Karachi: un droit de tuer "absolu" pour la police pakistanaise?
Karachi, au Pakistan, est une ville confrontée quotidiennement aux disparitions et aux meurtres. Dans cette mégalopole où les gangs font la loi, la police est soupçonnée de recourir à des méthodes expéditives. D'après plusieurs témoignages des proches des victimes mais aussi de médecins légistes, elle se livrerait à des exécutions pour remettre de l'ordre dans cette ville immense où les partis s'affrontent par gangs interposés.
Trente-six membres du Muttahida Qaumi Movement (MQM) auraient ainsi été "tués sans procès" depuis fin 2013, selon un cadre du parti dirigé depuis Londres par Altaf Hussain. A chaque nouvelle disparition, le scénario se répète: la victime est enlevée et tuée avant d'être abandonnée.
C'est ce qui est arrivé à Sohail Ahmed, du MQM. Cet ouvrier sortait d'une mosquée de Karachi lorsqu'il a été embarqué de force dans une voiture. Il a été retrouvé mort un mois plus tard sur un terrain de foot. Rashid Sharif a lui aussi été arrêté en pleine rue par des hommes habillés en civil, embarqué dans une voiture devant sa fillette puis criblé de balles. Son petit frère a également connu le même sort l'année suivante. Si les familles des victimes demandent désormais justice, la police répond qu'elle n'est pas responsable de ces exécutions. Elle se vante en revanche du succès de son opération antigang menée depuis 2013. Depuis juillet dernier, 850 criminels auraient été éliminés au cours de perquisitions et d'affrontements armés. Parmi les personnes tuées se trouveraient des membres d'Al-Qaïda et des talibans pakistanais, selon la police. Mais ces affirmations ne sont cependant pas vérifiables.
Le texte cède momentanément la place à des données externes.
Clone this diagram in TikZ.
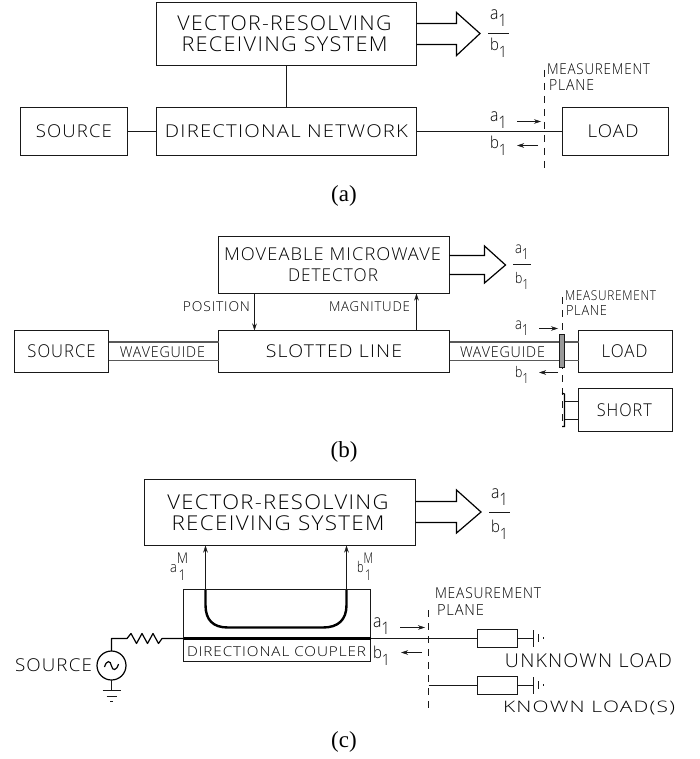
\documentclass[tikz,border=0pt]{standalone}
\usepackage{fontspec}
\usepackage{graphicx}
\usetikzlibrary{arrows.meta}
\setmainfont{Liberation Serif}
\newfontfamily\cadfont[LetterSpace=6]{Open Sans Light}
\newcommand{\cad}[4][0]{\hspace*{#1pt}\hspace*{#1pt}\resizebox*{#2pt}{#3pt}{\cadfont #4}}
\newcommand{\aone}{a\raisebox{-4pt}{\scalebox{.95}{1}}}
\newcommand{\bone}{b\raisebox{-4pt}{\scalebox{.95}{1}}}
\tikzset{
  x=1pt,y=-1pt,
  line width=1pt,
  every node/.style={inner sep=0pt,outer sep=0pt,text=black},
  box/.style 2 args={draw=black!90,minimum width=#1pt,minimum height=#2pt,align=center,font=\fontsize{10}{21}\selectfont},
  wire/.style={draw=black!90},
  poly/.style={draw=black,line width=1.2pt,line join=miter},
  tip/.style={draw=black!90,-{Stealth[length=7pt,width=4.5pt]}},
  wg/.style={draw=black!65,line width=1.8pt},
  plane/.style={draw=black!90,dash pattern=on 7pt off 6pt},
  thickline/.style={draw=black,line width=3pt},
  caption/.style={font=\fontsize{23}{26}\selectfont,text=black},
}
\begin{document}
\begin{tikzpicture}
\useasboundingbox (0,0) rectangle (699,759);
% ---------- (a)
\node[box={260}{63}] (ra) at (286.5,34) {\cad[-2]{214}{15}{VECTOR-RESOLVING}\\\cad[-2]{206}{15}{RECEIVING SYSTEM}};
\node[box={107}{48}] (sa) at (74,131.5) {\cad{76}{13}{SOURCE}};
\node[box={260}{48}] (na) at (286.5,131.5) {\cad{243}{13}{DIRECTIONAL NETWORK}};
\node[box={106}{48}] (la) at (615.5,131.5) {\cad[-2.5]{51}{13}{LOAD}};
\draw[wire] (ra) -- (na);
\draw[wire] (sa) -- (na);
\draw[wire] (na) -- (la);
\coordinate (fa1) at (416.5,23.5); \coordinate (fa2) at (416.5,44.5);
\draw[poly] (fa1) -- (456.5,23.5) -- (456.5,12.5) -- (480,33.5) -- (456.5,55.5) -- (456.5,44.5) -- (fa2);
\node (fnaa) at (498.5,18) {\cad{17}{17}{\aone}};
\node (fnba) at (498.5,48) {\cad{17}{19}{\bone}};
\coordinate (fba1) at (488,33.5); \coordinate (fba2) at (509,33.5);
\draw[wire] (fba1) -- (fba2);
\coordinate (pa1) at (544.5,70); \coordinate (pa2) at (544.5,168);
\draw[plane] (pa1) -- (pa2);
\node (mpa) at (598.5,69) {\cad{103}{11}{MEASUREMENT}};
\node (mpb) at (571.5,85) {\cad{45}{11}{PLANE}};
\node (aa) at (498.5,120) {\cad{17}{17}{\aone}};
\node (ba) at (498.5,146) {\cad{17}{19}{\bone}};
\coordinate (aa1) at (517,121.5); \coordinate (aa2) at (541,121.5);
\coordinate (ba1) at (538,145.5); \coordinate (ba2) at (517,145.5);
\draw[tip] (aa1) -- (aa2);
\draw[tip] (ba1) -- (ba2);
\node[caption] (capa) at (344,196) {(a)};
% ---------- (b)
\node[box={231}{57}] (db) at (334,265) {\cad[-1.5]{217}{13}{MOVEABLE MICROWAVE}\\\cad[-1]{90}{13}{DETECTOR}};
\node[box={94}{42}] (sb) at (61.5,351.5) {\cad{68}{13}{SOURCE}};
\node[box={231}{42}] (slb) at (334,351.5) {\cad{136}{13}{SLOTTED LINE}};
\node[box={94}{42}] (lb) at (625.5,351.5) {\cad[-1]{46}{13}{LOAD}};
\node[box={94}{43}] (shb) at (625.5,410) {\cad[-1.2]{55}{13}{SHORT}};
\coordinate (pb1) at (254.5,293.5); \coordinate (pb2) at (254.5,330.5);
\coordinate (mb1) at (416.5,330.5); \coordinate (mb2) at (416.5,293.5);
\draw[tip] (pb1) -- (pb2);
\draw[tip] (mb1) -- (mb2);
\node (posb) at (216.5,307) {\cad{67}{10}{POSITION}};
\node (magb) at (369.5,307) {\cad{81}{10}{MAGNITUDE}};
\draw[wg] (sb.east |- 0,342) -- (slb.west |- 0,342);
\draw[wg] (sb.east |- 0,360.5) -- (slb.west |- 0,360.5);
\node (wgb1) at (162.5,352) {\cad{85}{11}{WAVEGUIDE}};
\draw[wg] (slb.east |- 0,342) -- (lb.west |- 0,342);
\draw[wg] (slb.east |- 0,360.5) -- (lb.west |- 0,360.5);
\node (wgb2) at (502.5,352) {\cad{85}{11}{WAVEGUIDE}};
\coordinate (plb1) at (562.5,297); \coordinate (plb2) at (562.5,426);
\draw[plane] (plb1) -- (plb2);
\node[draw=black!90,fill=black!40,minimum width=5pt,minimum height=33pt] (flb) at (562,350.5) {};
\node (mpb1) at (610.5,296) {\cad{91}{10}{MEASUREMENT}};
\node (mpb2) at (586.5,310) {\cad{41}{10}{PLANE}};
\node (ab) at (522,328) {\cad{14}{15}{\aone}};
\node (bb) at (522,375) {\cad{14}{17}{\bone}};
\coordinate (ab1) at (539,328.5); \coordinate (ab2) at (558,328.5);
\coordinate (bb1) at (558,372.5); \coordinate (bb2) at (539,372.5);
\draw[tip] (ab1) -- (ab2);
\draw[tip] (bb1) -- (bb2);
\coordinate (sp1) at (564.5,401.5); \coordinate (sp2) at (564.5,419.5);
\draw[wire] (sp1) -- (sp1 -| shb.west);
\draw[wire] (sp2) -- (sp2 -| shb.west);
\draw[poly] (562,393) -- (564.5,394) -- (564.5,426.5) -- (562,426.5);
\coordinate (fb1) at (449.5,255.5); \coordinate (fb2) at (449.5,274.5);
\draw[poly] (fb1) -- (484.5,255.5) -- (484.5,246) -- (505.5,265) -- (484.5,283) -- (484.5,274.5) -- (fb2);
\node (fnab) at (522,252) {\cad{14}{15}{\aone}};
\node (fnbb) at (522,281) {\cad{14}{17}{\bone}};
\coordinate (fbb1) at (513,264.5); \coordinate (fbb2) at (531,264.5);
\draw[wire] (fbb1) -- (fbb2);
\node[caption] (capb) at (344,452) {(b)};
% ---------- (c)
\node[box={271}{66}] (rc) at (280,512.5) {\cad[-2]{221}{15}{VECTOR-RESOLVING}\\\cad[-2]{213}{15}{RECEIVING SYSTEM}};
\coordinate (fc1) at (415.5,501.5); \coordinate (fc2) at (415.5,522.5);
\draw[poly] (fc1) -- (456.5,501.5) -- (456.5,490) -- (481,512) -- (456.5,533) -- (456.5,522.5) -- (fc2);
\node (fnac) at (499.5,497) {\cad{17}{17}{\aone}};
\node (fnbc) at (499.5,530) {\cad{17}{19}{\bone}};
\coordinate (fbc1) at (489,512.5); \coordinate (fbc2) at (510,512.5);
\draw[wire] (fbc1) -- (fbc2);
\node[box={187}{72}] (cc) at (277,625.5) {};
\node (dcc) at (276.5,652) {\cad{179}{10}{DIRECTIONAL COUPLER}};
\coordinate (ac1) at (205.5,590); \coordinate (ac2) at (205.5,545.5);
\coordinate (bc1) at (346.5,590); \coordinate (bc2) at (346.5,545.5);
\draw[tip] (ac1) -- (ac2);
\draw[tip] (bc1) -- (bc2);
\node (amc) at (179,566.5) {\cad{18}{27}{a\raisebox{-5pt}{\shortstack{M\\[1pt]1}}}};
\node (bmc) at (365,566.5) {\cad{16}{27}{b\raisebox{-5pt}{\shortstack{M\\[1pt]1}}}};
\draw[draw=black,line width=2.4pt] (ac1) -- (205.5,605) .. controls (205.5,620) and (213,627.5) .. (228,627.5) -- (323,627.5) .. controls (338,627.5) and (346.5,620) .. (346.5,605) -- (bc1);
\coordinate (tl1) at (183.5,638.5); \coordinate (tl2) at (370.5,638.5);
\draw[thickline] (tl1) -- (tl2);
\node[draw=black,line width=1.2pt,circle,minimum size=29pt] (gen) at (111.5,665.5) {};
\node (sc) at (53.5,665) {\cad{77}{13}{SOURCE}};
\draw[poly] (104.5,667) .. controls (106.5,660) and (110.5,660) .. (111.5,666) .. controls (112.5,671) and (116.5,671) .. (118.5,664);
\coordinate (wc) at (111.5,638.5);
\coordinate (rs) at (162,638.5);
\draw[poly,line join=round] (gen.north) -- (wc) -- (127,638.5) -- (131,633.5) -- (136.5,643.5) -- (142,633.5) -- (147.5,643.5) -- (153,633.5) -- (158.5,643.5) -- (rs) -- (tl1);
\coordinate (gnd) at (111.5,690.5);
\draw[wire] (gen.south) -- (gnd);
\draw[wire] (102.5,690.5) -- (120.5,690.5);
\draw[wire] (106.5,696.5) -- (116.5,696.5);
\draw[wire] (110,701.5) -- (113,701.5);
\node (ac) at (381.5,626) {\cad{17}{17}{\aone}};
\node (bc) at (381.5,656) {\cad{17}{19}{\bone}};
\coordinate (aac1) at (400,627.5); \coordinate (aac2) at (425,627.5);
\coordinate (bac1) at (422,652.5); \coordinate (bac2) at (401,652.5);
\draw[tip] (aac1) -- (aac2);
\draw[tip] (bac1) -- (bac2);
\coordinate (plc1) at (428.5,610); \coordinate (plc2) at (428.5,711);
\draw[plane] (plc1) -- (plc2);
\node (mpc1) at (488,593) {\cad{106}{11}{MEASUREMENT}};
\node (mpc2) at (460.5,610) {\cad{47}{11}{PLANE}};
\node[draw=black!90,minimum width=40pt,minimum height=18pt] (r1) at (497.5,638.5) {};
\node[draw=black!90,minimum width=40pt,minimum height=18pt] (r2) at (497.5,685.5) {};
\coordinate (w1) at (533.5,638.5); \coordinate (w2) at (533.5,685.5);
\coordinate (wk) at (428.5,685.5);
\draw[wire] (tl2) -- (r1.west);
\draw[wire] (r1.east) -- (w1);
\draw[wire] (wk) -- (r2.west);
\draw[wire] (r2.east) -- (w2);
\draw[wire] (533.5,630) -- (533.5,647);
\draw[wire] (538.5,634) -- (538.5,642);
\draw[wire] (543.5,637) -- (543.5,639);
\draw[wire] (533.5,677) -- (533.5,694);
\draw[wire] (538.5,681) -- (538.5,689);
\draw[wire] (543.5,684) -- (543.5,686);
\node (uk) at (588.5,661) {\cad{167}{14}{UNKNOWN LOAD}};
\node (kn) at (589,708) {\cad{172}{14}{KNOWN LOAD(S)}};
\node[caption] (capc) at (344,742) {(c)};
\end{tikzpicture}
\end{document}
De faux affrontements armés
Selon un médecin de l'hôpital Jinnah de Karachi, qui a examiné les corps des victimes, une grande partie d'entre elles portent sur le corps des marques évoquant des exécutions plutôt que des échanges de tirs. En outre, aucun policier n'est jamais blessé au cours des affrontements mentionnés par les rapports officiels. Selon un autre médecin, les victimes examinées ont souvent été abattues de près. Mais pour donner l'impression d'un tir à distance, un morceau de pneu est placé entre le fusil et la personne tuée, ce qui limite les résidus de tirs sur son corps.
Alors que les proches des victimes sont écœurés par ces meurtres à répétition, d'autres habitants se montrent plus satisfaits de la subite baisse de criminalité dans leur ville. "Ici, vous ne pouviez pas sortir la nuit", raconte Haji Abdullah Shah Bokhari, un imam du quartier talibanisé de Sohrab Goth, "si vous le faisiez, vous ne pouviez pas vous attendre à rentrer à la maison vivant! Aujourd'hui, nous nous sentons plus en sécurité". Selon la police, l'opération aurait permis de diminuer de 23% la criminalité à Karachi.